# Directions for this task
Write out the entries below exactly, starting at the first line and stopping after the line that contains "(#1-f) at ($(#1-l)+(7,-14)$)"; skip all pictures.

(Plotting code records)
+ + + +

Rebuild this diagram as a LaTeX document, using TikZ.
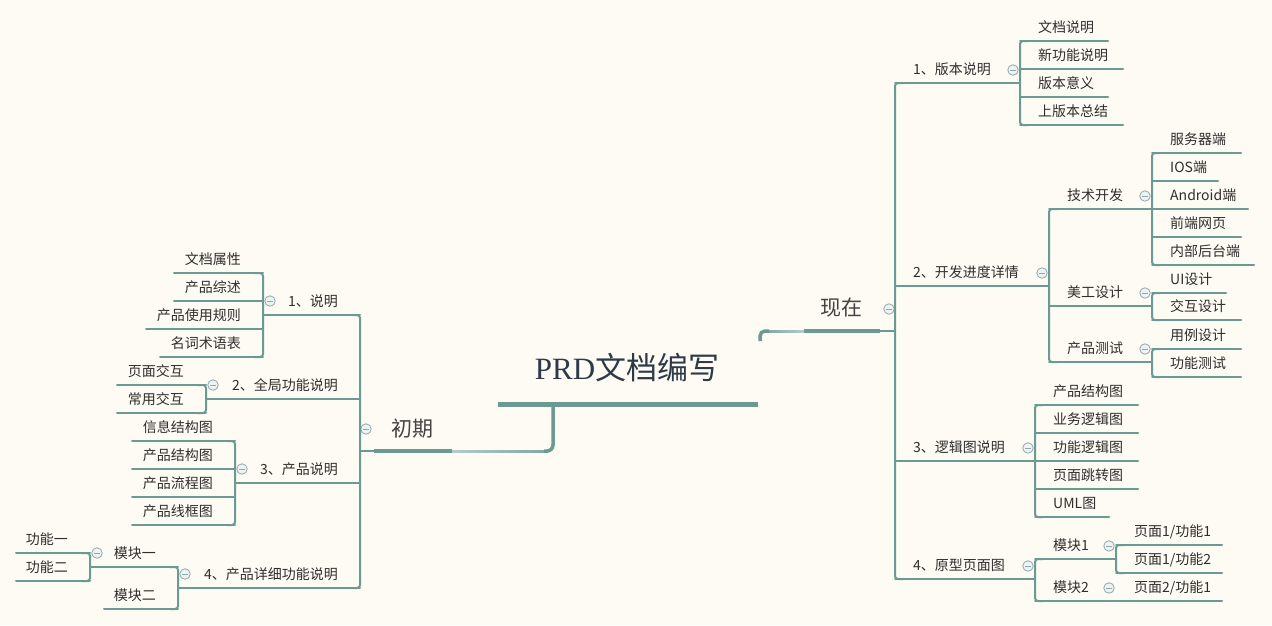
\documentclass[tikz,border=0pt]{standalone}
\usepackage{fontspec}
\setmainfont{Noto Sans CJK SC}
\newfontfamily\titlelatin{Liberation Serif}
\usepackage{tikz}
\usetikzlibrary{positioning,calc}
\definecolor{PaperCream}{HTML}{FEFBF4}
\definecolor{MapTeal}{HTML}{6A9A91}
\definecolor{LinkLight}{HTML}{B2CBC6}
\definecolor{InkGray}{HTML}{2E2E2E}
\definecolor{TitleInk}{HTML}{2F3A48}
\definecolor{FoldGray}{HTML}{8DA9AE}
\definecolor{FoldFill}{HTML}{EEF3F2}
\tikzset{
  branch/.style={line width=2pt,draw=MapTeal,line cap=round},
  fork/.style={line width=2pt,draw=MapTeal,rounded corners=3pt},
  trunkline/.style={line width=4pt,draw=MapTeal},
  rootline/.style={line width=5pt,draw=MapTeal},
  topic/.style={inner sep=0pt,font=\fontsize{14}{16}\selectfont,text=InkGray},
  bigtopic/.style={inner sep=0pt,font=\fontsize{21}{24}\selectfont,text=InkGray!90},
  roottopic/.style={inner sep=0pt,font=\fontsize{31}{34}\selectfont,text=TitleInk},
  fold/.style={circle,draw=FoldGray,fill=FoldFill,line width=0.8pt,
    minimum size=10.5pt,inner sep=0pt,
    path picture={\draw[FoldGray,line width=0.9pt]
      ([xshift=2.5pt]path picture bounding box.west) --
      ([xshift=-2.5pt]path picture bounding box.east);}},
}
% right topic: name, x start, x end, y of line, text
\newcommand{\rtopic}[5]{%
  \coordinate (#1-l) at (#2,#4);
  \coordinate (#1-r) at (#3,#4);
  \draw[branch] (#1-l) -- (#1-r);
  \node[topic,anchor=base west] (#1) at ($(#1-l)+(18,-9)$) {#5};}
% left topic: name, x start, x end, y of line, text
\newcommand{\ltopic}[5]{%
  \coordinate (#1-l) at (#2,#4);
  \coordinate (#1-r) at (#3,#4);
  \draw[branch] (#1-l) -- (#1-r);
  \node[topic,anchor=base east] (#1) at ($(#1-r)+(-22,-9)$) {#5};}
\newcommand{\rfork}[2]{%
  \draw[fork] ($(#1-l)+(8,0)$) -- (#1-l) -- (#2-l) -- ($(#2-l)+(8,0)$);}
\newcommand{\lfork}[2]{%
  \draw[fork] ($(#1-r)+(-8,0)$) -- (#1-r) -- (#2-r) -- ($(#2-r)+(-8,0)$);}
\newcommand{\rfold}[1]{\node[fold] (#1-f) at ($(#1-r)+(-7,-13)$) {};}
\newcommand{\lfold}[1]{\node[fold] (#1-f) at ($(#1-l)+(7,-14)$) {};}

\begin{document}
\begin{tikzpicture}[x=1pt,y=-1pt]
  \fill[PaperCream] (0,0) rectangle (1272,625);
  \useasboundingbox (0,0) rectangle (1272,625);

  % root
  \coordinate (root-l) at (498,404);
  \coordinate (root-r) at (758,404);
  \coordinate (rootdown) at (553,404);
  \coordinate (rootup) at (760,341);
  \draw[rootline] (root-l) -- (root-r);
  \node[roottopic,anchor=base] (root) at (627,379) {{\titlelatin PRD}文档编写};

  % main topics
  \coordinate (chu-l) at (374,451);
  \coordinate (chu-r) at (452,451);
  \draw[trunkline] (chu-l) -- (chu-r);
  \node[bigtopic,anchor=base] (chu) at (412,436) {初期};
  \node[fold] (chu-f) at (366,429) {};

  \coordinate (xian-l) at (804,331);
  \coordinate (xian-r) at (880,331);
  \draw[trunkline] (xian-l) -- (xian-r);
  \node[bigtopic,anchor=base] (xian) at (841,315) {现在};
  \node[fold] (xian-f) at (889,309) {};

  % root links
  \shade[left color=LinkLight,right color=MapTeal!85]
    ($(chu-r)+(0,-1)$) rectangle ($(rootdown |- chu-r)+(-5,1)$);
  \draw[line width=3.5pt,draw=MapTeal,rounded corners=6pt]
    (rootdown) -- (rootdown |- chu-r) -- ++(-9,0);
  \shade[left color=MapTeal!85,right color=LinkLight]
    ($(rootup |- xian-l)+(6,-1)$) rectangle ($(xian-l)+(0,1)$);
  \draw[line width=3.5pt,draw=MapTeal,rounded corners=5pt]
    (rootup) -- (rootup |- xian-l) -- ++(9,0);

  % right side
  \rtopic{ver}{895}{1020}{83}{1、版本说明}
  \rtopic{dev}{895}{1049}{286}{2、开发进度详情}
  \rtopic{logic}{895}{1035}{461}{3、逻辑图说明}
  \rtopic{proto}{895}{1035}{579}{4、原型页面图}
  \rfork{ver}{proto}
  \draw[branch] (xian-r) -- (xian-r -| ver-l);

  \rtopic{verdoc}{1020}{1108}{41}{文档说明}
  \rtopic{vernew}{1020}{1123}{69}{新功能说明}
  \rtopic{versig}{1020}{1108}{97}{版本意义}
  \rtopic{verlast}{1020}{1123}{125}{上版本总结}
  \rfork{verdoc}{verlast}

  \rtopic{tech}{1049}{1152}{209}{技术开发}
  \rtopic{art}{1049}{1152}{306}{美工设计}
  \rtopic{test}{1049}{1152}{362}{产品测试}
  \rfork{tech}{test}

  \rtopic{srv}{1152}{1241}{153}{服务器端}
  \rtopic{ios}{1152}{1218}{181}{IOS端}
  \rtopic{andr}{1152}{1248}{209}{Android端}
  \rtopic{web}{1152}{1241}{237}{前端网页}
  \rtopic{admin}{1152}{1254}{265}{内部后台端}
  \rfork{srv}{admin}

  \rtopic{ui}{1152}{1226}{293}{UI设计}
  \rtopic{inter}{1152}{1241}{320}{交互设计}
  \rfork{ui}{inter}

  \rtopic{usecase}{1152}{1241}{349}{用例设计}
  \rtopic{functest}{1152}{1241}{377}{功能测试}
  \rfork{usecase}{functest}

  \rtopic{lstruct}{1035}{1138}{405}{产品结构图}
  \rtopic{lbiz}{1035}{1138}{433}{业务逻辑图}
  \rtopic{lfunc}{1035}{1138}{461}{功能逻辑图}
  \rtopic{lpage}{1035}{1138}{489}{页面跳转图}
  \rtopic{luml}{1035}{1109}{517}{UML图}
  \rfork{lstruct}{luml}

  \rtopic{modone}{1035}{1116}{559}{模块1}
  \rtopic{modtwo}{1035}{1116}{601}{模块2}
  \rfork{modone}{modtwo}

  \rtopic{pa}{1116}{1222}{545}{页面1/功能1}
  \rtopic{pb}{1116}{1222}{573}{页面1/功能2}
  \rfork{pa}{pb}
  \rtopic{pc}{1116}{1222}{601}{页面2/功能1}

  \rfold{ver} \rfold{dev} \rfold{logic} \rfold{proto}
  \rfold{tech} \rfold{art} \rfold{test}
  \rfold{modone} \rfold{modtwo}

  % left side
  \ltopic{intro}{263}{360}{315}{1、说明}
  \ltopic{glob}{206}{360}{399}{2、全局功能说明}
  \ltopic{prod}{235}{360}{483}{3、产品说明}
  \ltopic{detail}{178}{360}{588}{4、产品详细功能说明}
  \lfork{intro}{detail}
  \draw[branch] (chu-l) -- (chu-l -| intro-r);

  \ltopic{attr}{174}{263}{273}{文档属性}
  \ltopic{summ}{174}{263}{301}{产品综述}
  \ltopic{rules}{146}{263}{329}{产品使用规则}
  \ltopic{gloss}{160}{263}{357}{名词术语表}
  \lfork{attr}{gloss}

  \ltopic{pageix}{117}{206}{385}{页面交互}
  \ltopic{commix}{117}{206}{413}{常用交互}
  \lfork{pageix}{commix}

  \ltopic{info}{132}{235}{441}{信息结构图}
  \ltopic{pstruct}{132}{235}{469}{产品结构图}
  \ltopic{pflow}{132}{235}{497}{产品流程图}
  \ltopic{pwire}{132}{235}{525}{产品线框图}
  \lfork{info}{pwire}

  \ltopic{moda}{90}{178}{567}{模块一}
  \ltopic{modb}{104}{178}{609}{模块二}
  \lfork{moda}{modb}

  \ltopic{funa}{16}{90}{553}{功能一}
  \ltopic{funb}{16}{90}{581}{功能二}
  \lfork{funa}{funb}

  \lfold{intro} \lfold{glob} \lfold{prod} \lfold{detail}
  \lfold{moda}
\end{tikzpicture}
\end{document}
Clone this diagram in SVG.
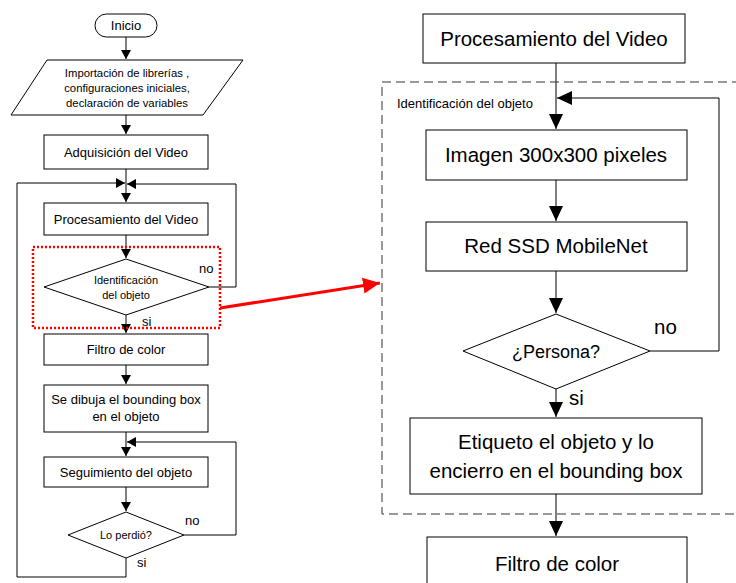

+ + + +

# Finished answer
Rebuild this diagram as a LaTeX document, using TikZ.
\documentclass[tikz,border=0pt]{standalone}
\usepackage{fontspec}
\setmainfont{Noto Sans CJK SC}
\newfontfamily\titlelatin{Liberation Serif}
\usepackage{tikz}
\usetikzlibrary{positioning,calc}
\definecolor{PaperCream}{HTML}{FEFBF4}
\definecolor{MapTeal}{HTML}{6A9A91}
\definecolor{LinkLight}{HTML}{B2CBC6}
\definecolor{InkGray}{HTML}{2E2E2E}
\definecolor{TitleInk}{HTML}{2F3A48}
\definecolor{FoldGray}{HTML}{8DA9AE}
\definecolor{FoldFill}{HTML}{EEF3F2}
\tikzset{
  branch/.style={line width=2pt,draw=MapTeal,line cap=round},
  fork/.style={line width=2pt,draw=MapTeal,rounded corners=3pt},
  trunkline/.style={line width=4pt,draw=MapTeal},
  rootline/.style={line width=5pt,draw=MapTeal},
  topic/.style={inner sep=0pt,font=\fontsize{14}{16}\selectfont,text=InkGray},
  bigtopic/.style={inner sep=0pt,font=\fontsize{21}{24}\selectfont,text=InkGray!90},
  roottopic/.style={inner sep=0pt,font=\fontsize{31}{34}\selectfont,text=TitleInk},
  fold/.style={circle,draw=FoldGray,fill=FoldFill,line width=0.8pt,
    minimum size=10.5pt,inner sep=0pt,
    path picture={\draw[FoldGray,line width=0.9pt]
      ([xshift=2.5pt]path picture bounding box.west) --
      ([xshift=-2.5pt]path picture bounding box.east);}},
}
% right topic: name, x start, x end, y of line, text
\newcommand{\rtopic}[5]{%
  \coordinate (#1-l) at (#2,#4);
  \coordinate (#1-r) at (#3,#4);
  \draw[branch] (#1-l) -- (#1-r);
  \node[topic,anchor=base west] (#1) at ($(#1-l)+(18,-9)$) {#5};}
% left topic: name, x start, x end, y of line, text
\newcommand{\ltopic}[5]{%
  \coordinate (#1-l) at (#2,#4);
  \coordinate (#1-r) at (#3,#4);
  \draw[branch] (#1-l) -- (#1-r);
  \node[topic,anchor=base east] (#1) at ($(#1-r)+(-22,-9)$) {#5};}
\newcommand{\rfork}[2]{%
  \draw[fork] ($(#1-l)+(8,0)$) -- (#1-l) -- (#2-l) -- ($(#2-l)+(8,0)$);}
\newcommand{\lfork}[2]{%
  \draw[fork] ($(#1-r)+(-8,0)$) -- (#1-r) -- (#2-r) -- ($(#2-r)+(-8,0)$);}
\newcommand{\rfold}[1]{\node[fold] (#1-f) at ($(#1-r)+(-7,-13)$) {};}
\newcommand{\lfold}[1]{\node[fold] (#1-f) at ($(#1-l)+(7,-14)$) {};}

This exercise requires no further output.